» **Stated problem**
Produce a word-for-word copy of the listing below without its pictures.
<<<<
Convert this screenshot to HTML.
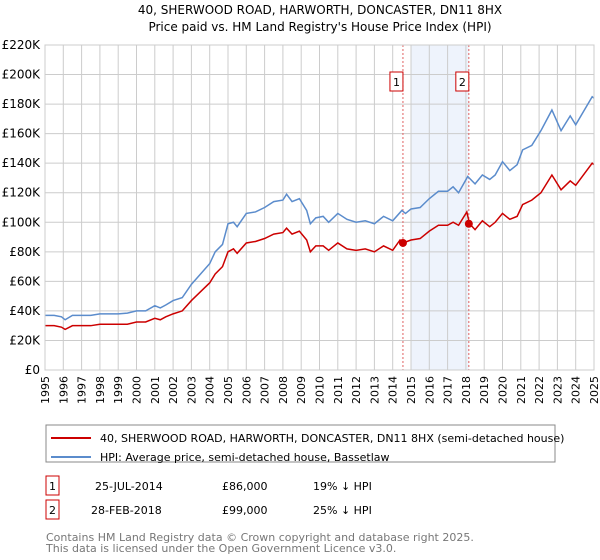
<!DOCTYPE html>
<html><head><meta charset="utf-8">
<style>
body{margin:0;background:#fff;font-family:"Liberation Sans","DejaVu Sans",sans-serif;}
#wrap{position:relative;width:600px;height:560px;overflow:hidden;}
svg text{font-family:"DejaVu Sans","Liberation Sans",sans-serif;}
</style></head><body>
<div id="wrap">
<svg id="chart" width="600" height="560">
<text x="320" y="14" text-anchor="middle" font-size="12" fill="#000">40, SHERWOOD ROAD, HARWORTH, DONCASTER, DN11 8HX</text>
<text x="320" y="31" text-anchor="middle" font-size="12" fill="#000">Price paid vs. HM Land Registry's House Price Index (HPI)</text>
<g id="grid"></g>
<g id="series"></g>
<g id="axes"></g>
<rect x="46" y="425" width="509" height="37" fill="none" stroke="#888"/>
<line x1="51" y1="438" x2="91" y2="438" stroke="#cc0000" stroke-width="2"/>
<text x="100" y="442" font-size="11">40, SHERWOOD ROAD, HARWORTH, DONCASTER, DN11 8HX (semi-detached house)</text>
<line x1="51" y1="457" x2="91" y2="457" stroke="#5b8ccc" stroke-width="2"/>
<text x="100" y="461" font-size="11">HPI: Average price, semi-detached house, Bassetlaw</text>
<g>
<rect x="46" y="476" width="13" height="19" fill="none" stroke="#cc0000"/>
<text x="52.5" y="490" font-size="11" text-anchor="middle">1</text>
<text x="95" y="490" font-size="11">25-JUL-2014</text>
<text x="222" y="490" font-size="11">£86,000</text>
<text x="313" y="490" font-size="11">19% ↓ HPI</text>
</g>
<g>
<rect x="46" y="500" width="13" height="19" fill="none" stroke="#cc0000"/>
<text x="52.5" y="514" font-size="11" text-anchor="middle">2</text>
<text x="91" y="514" font-size="11">28-FEB-2018</text>
<text x="222" y="514" font-size="11">£99,000</text>
<text x="313" y="514" font-size="11">25% ↓ HPI</text>
</g>
<text x="46" y="541" font-size="11" fill="#777">Contains HM Land Registry data © Crown copyright and database right 2025.</text>
<text x="46" y="552" font-size="11" fill="#777">This data is licensed under the Open Government Licence v3.0.</text>
</svg>
</div>
<script>
const yearTicks=[1995,1996,1997,1998,1999,2000,2001,2002,2003,2004,2005,2006,2007,2008,2009,2010,2011,2012,2013,2014,2015,2016,2017,2018,2019,2020,2021,2022,2023,2024,2025];
const valueTicks=[0,20,40,60,80,100,120,140,160,180,200,220];
const valueLabels=["£0","£20K","£40K","£60K","£80K","£100K","£120K","£140K","£160K","£180K","£200K","£220K"];
const hpiYears=[1995,1995.5,1995.9,1996.1,1996.5,1997,1997.5,1998,1998.5,1999,1999.5,2000,2000.5,2001,2001.3,2001.6,2002,2002.5,2003,2003.5,2004,2004.3,2004.7,2005,2005.3,2005.5,2006,2006.5,2007,2007.5,2008,2008.2,2008.5,2008.9,2009.3,2009.5,2009.8,2010.2,2010.5,2011,2011.5,2012,2012.5,2013,2013.5,2014,2014.5,2014.7,2015,2015.5,2016,2016.5,2017,2017.3,2017.6,2018.1,2018.5,2018.9,2019.3,2019.6,2020.0,2020.4,2020.8,2021.1,2021.6,2022.1,2022.7,2023.2,2023.7,2024.0,2024.9,2025];
const hpiValues=[37,37,36,34,37,37,37,38,38,38,38.5,40,40,43.5,42,44,47,49,58,65,72,80,85,99,100,97,106,107,110,114,115,119,114,116,108,99,103,104,100,106,102,100,101,99,104,101,108,106,109,110,116,121,121,124,120,131,126,132,129,132,141,135,139,149,152,162,176,162,172,166,185,184];
const priceYears=[1995,1995.5,1995.9,1996.1,1996.5,1997,1997.5,1998,1998.5,1999,1999.5,2000,2000.5,2001,2001.3,2001.6,2002,2002.5,2003,2003.5,2004,2004.3,2004.7,2005,2005.3,2005.5,2006,2006.5,2007,2007.5,2008,2008.2,2008.5,2008.9,2009.3,2009.5,2009.8,2010.2,2010.5,2011,2011.5,2012,2012.5,2013,2013.5,2014,2014.4,2014.56,2015,2015.5,2016,2016.5,2017,2017.3,2017.6,2018.05,2018.2,2018.5,2018.9,2019.3,2019.6,2020.0,2020.4,2020.8,2021.1,2021.6,2022.1,2022.7,2023.2,2023.7,2024.0,2024.9,2025];
const priceValues=[30,30,29,27.5,30,30,30,31,31,31,31,32.5,32.5,35,34,36,38,40,47,53,59,65,70,80,82,79,86,87,89,92,93,96,92,94,88,80,84,84,81,86,82,81,82,80,84,81,88,86,88,89,94,98,98,100,98,107,99,95,101,97,100,106,102,104,112,115,120,132,122,128,125,140,139];
const saleYears=[2014.56,2018.16];
const saleValues=[86,99];
const saleLabels=["1","2"];
const X0=45,X1=594,Y0=370,Y1=45;
const xs=y=>X0+(y-1995)/(2025-1995)*(X1-X0);
const ys=v=>Y0-v/220*(Y0-Y1);
const NS="http://www.w3.org/2000/svg";
function mk(tag,attrs,parent){const e=document.createElementNS(NS,tag);for(const k in attrs)e.setAttribute(k,attrs[k]);parent.appendChild(e);return e;}
const grid=document.getElementById('grid'),series=document.getElementById('series'),axes=document.getElementById('axes');
const sh=mk('rect',{x:xs(2015),y:Y1,width:xs(saleYears[1])-xs(2015),height:Y0-Y1,fill:'#eef3fc'},grid);


yearTicks.forEach(yr=>{
 const l=mk('line',{x1:xs(yr),x2:xs(yr),y1:Y1,y2:Y0,stroke:'#cccccc','stroke-width':1},grid);
 
 
 const t=mk('text',{x:0,y:0,'font-size':11,'text-anchor':'end',transform:`translate(${xs(yr)+4},${Y0+6}) rotate(-90)`},axes);
 t.textContent=yr;
 
 
});
valueTicks.forEach((v,i)=>{
 const l=mk('line',{x1:X0,x2:X1,y1:ys(v),y2:ys(v),stroke:'#cccccc','stroke-width':1},grid);
 
 
 const t=mk('text',{x:X0-5,y:ys(v)+4,'font-size':12,'text-anchor':'end'},axes);
 t.textContent=valueLabels[i];
 
 
});
saleYears.forEach((yr,i)=>{
 const l=mk('line',{x1:xs(yr),x2:xs(yr),y1:Y1,y2:Y0,stroke:'#e06060','stroke-width':1,'stroke-dasharray':'2,2'},grid);
 
 
 const r=mk('rect',{x:xs(yr)-13,y:72,width:13,height:19,fill:'#fff',stroke:'#cc0000'},axes);
 
 
 const t=mk('text',{x:xs(yr)-6.5,y:86,'font-size':11,'text-anchor':'middle'},axes);
 t.textContent=saleLabels[i];
 
 
});
const hp=mk('polyline',{points:hpiYears.map((y,i)=>xs(y)+','+ys(hpiValues[i])).join(' '),fill:'none',stroke:'#5b8ccc','stroke-width':1.5},series);


const pp=mk('polyline',{points:priceYears.map((y,i)=>xs(y)+','+ys(priceValues[i])).join(' '),fill:'none',stroke:'#cc0000','stroke-width':1.5},series);


saleYears.forEach((yr,i)=>{
 const c=mk('circle',{cx:xs(yr),cy:ys(saleValues[i]),r:4,fill:'#cc0000'},series);
 
 
});
const ax=mk('rect',{x:X0,y:Y1,width:X1-X0,height:Y0-Y1,fill:'none',stroke:'#cccccc'},axes);


</script>
</body></html>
>>>>
» **Answer to this problem**
Convert this screenshot to HTML.
<!DOCTYPE html>
<html><head><meta charset="utf-8">
<style>
body{margin:0;background:#fff;font-family:"Liberation Sans","DejaVu Sans",sans-serif;}
#wrap{position:relative;width:600px;height:560px;overflow:hidden;}
svg text{font-family:"DejaVu Sans","Liberation Sans",sans-serif;}
</style></head><body>
<div id="wrap">
<svg id="chart" width="600" height="560">
<text x="320" y="14" text-anchor="middle" font-size="12" fill="#000">40, SHERWOOD ROAD, HARWORTH, DONCASTER, DN11 8HX</text>
<text x="320" y="31" text-anchor="middle" font-size="12" fill="#000">Price paid vs. HM Land Registry's House Price Index (HPI)</text>
<g id="grid"></g>
<g id="series"></g>
<g id="axes"></g>
<rect x="46" y="425" width="509" height="37" fill="none" stroke="#888"/>
<line x1="51" y1="438" x2="91" y2="438" stroke="#cc0000" stroke-width="2"/>
<text x="100" y="442" font-size="11">40, SHERWOOD ROAD, HARWORTH, DONCASTER, DN11 8HX (semi-detached house)</text>
<line x1="51" y1="457" x2="91" y2="457" stroke="#5b8ccc" stroke-width="2"/>
<text x="100" y="461" font-size="11">HPI: Average price, semi-detached house, Bassetlaw</text>
<g>
<rect x="46" y="476" width="13" height="19" fill="none" stroke="#cc0000"/>
<text x="52.5" y="490" font-size="11" text-anchor="middle">1</text>
<text x="95" y="490" font-size="11">25-JUL-2014</text>
<text x="222" y="490" font-size="11">£86,000</text>
<text x="313" y="490" font-size="11">19% ↓ HPI</text>
</g>
<g>
<rect x="46" y="500" width="13" height="19" fill="none" stroke="#cc0000"/>
<text x="52.5" y="514" font-size="11" text-anchor="middle">2</text>
<text x="91" y="514" font-size="11">28-FEB-2018</text>
<text x="222" y="514" font-size="11">£99,000</text>
<text x="313" y="514" font-size="11">25% ↓ HPI</text>
</g>
<text x="46" y="541" font-size="11" fill="#777">Contains HM Land Registry data © Crown copyright and database right 2025.</text>
<text x="46" y="552" font-size="11" fill="#777">This data is licensed under the Open Government Licence v3.0.</text>
</svg>
</div>
<script>
const yearTicks=[1995,1996,1997,1998,1999,2000,2001,2002,2003,2004,2005,2006,2007,2008,2009,2010,2011,2012,2013,2014,2015,2016,2017,2018,2019,2020,2021,2022,2023,2024,2025];
const valueTicks=[0,20,40,60,80,100,120,140,160,180,200,220];
const valueLabels=["£0","£20K","£40K","£60K","£80K","£100K","£120K","£140K","£160K","£180K","£200K","£220K"];
const hpiYears=[1995,1995.5,1995.9,1996.1,1996.5,1997,1997.5,1998,1998.5,1999,1999.5,2000,2000.5,2001,2001.3,2001.6,2002,2002.5,2003,2003.5,2004,2004.3,2004.7,2005,2005.3,2005.5,2006,2006.5,2007,2007.5,2008,2008.2,2008.5,2008.9,2009.3,2009.5,2009.8,2010.2,2010.5,2011,2011.5,2012,2012.5,2013,2013.5,2014,2014.5,2014.7,2015,2015.5,2016,2016.5,2017,2017.3,2017.6,2018.1,2018.5,2018.9,2019.3,2019.6,2020.0,2020.4,2020.8,2021.1,2021.6,2022.1,2022.7,2023.2,2023.7,2024.0,2024.9,2025];
const hpiValues=[37,37,36,34,37,37,37,38,38,38,38.5,40,40,43.5,42,44,47,49,58,65,72,80,85,99,100,97,106,107,110,114,115,119,114,116,108,99,103,104,100,106,102,100,101,99,104,101,108,106,109,110,116,121,121,124,120,131,126,132,129,132,141,135,139,149,152,162,176,162,172,166,185,184];
const priceYears=[1995,1995.5,1995.9,1996.1,1996.5,1997,1997.5,1998,1998.5,1999,1999.5,2000,2000.5,2001,2001.3,2001.6,2002,2002.5,2003,2003.5,2004,2004.3,2004.7,2005,2005.3,2005.5,2006,2006.5,2007,2007.5,2008,2008.2,2008.5,2008.9,2009.3,2009.5,2009.8,2010.2,2010.5,2011,2011.5,2012,2012.5,2013,2013.5,2014,2014.4,2014.56,2015,2015.5,2016,2016.5,2017,2017.3,2017.6,2018.05,2018.2,2018.5,2018.9,2019.3,2019.6,2020.0,2020.4,2020.8,2021.1,2021.6,2022.1,2022.7,2023.2,2023.7,2024.0,2024.9,2025];
const priceValues=[30,30,29,27.5,30,30,30,31,31,31,31,32.5,32.5,35,34,36,38,40,47,53,59,65,70,80,82,79,86,87,89,92,93,96,92,94,88,80,84,84,81,86,82,81,82,80,84,81,88,86,88,89,94,98,98,100,98,107,99,95,101,97,100,106,102,104,112,115,120,132,122,128,125,140,139];
const saleYears=[2014.56,2018.16];
const saleValues=[86,99];
const saleLabels=["1","2"];
const X0=45,X1=594,Y0=370,Y1=45;
const xs=y=>X0+(y-1995)/(2025-1995)*(X1-X0);
const ys=v=>Y0-v/220*(Y0-Y1);
const NS="http://www.w3.org/2000/svg";
function mk(tag,attrs,parent){const e=document.createElementNS(NS,tag);for(const k in attrs)e.setAttribute(k,attrs[k]);parent.appendChild(e);return e;}
const grid=document.getElementById('grid'),series=document.getElementById('series'),axes=document.getElementById('axes');
const sh=mk('rect',{x:xs(2015),y:Y1,width:xs(saleYears[1])-xs(2015),height:Y0-Y1,fill:'#eef3fc'},grid);


yearTicks.forEach(yr=>{
 const l=mk('line',{x1:xs(yr),x2:xs(yr),y1:Y1,y2:Y0,stroke:'#cccccc','stroke-width':1},grid);
 
 
 const t=mk('text',{x:0,y:0,'font-size':11,'text-anchor':'end',transform:`translate(${xs(yr)+4},${Y0+6}) rotate(-90)`},axes);
 t.textContent=yr;
 
 
});
valueTicks.forEach((v,i)=>{
 const l=mk('line',{x1:X0,x2:X1,y1:ys(v),y2:ys(v),stroke:'#cccccc','stroke-width':1},grid);
 
 
 const t=mk('text',{x:X0-5,y:ys(v)+4,'font-size':12,'text-anchor':'end'},axes);
 t.textContent=valueLabels[i];
 
 
});
saleYears.forEach((yr,i)=>{
 const l=mk('line',{x1:xs(yr),x2:xs(yr),y1:Y1,y2:Y0,stroke:'#e06060','stroke-width':1,'stroke-dasharray':'2,2'},grid);
 
 
 const r=mk('rect',{x:xs(yr)-13,y:72,width:13,height:19,fill:'#fff',stroke:'#cc0000'},axes);
 
 
 const t=mk('text',{x:xs(yr)-6.5,y:86,'font-size':11,'text-anchor':'middle'},axes);
 t.textContent=saleLabels[i];
 
 
});
const hp=mk('polyline',{points:hpiYears.map((y,i)=>xs(y)+','+ys(hpiValues[i])).join(' '),fill:'none',stroke:'#5b8ccc','stroke-width':1.5},series);


const pp=mk('polyline',{points:priceYears.map((y,i)=>xs(y)+','+ys(priceValues[i])).join(' '),fill:'none',stroke:'#cc0000','stroke-width':1.5},series);


saleYears.forEach((yr,i)=>{
 const c=mk('circle',{cx:xs(yr),cy:ys(saleValues[i]),r:4,fill:'#cc0000'},series);
 
 
});
const ax=mk('rect',{x:X0,y:Y1,width:X1-X0,height:Y0-Y1,fill:'none',stroke:'#cccccc'},axes);


</script>
</body></html>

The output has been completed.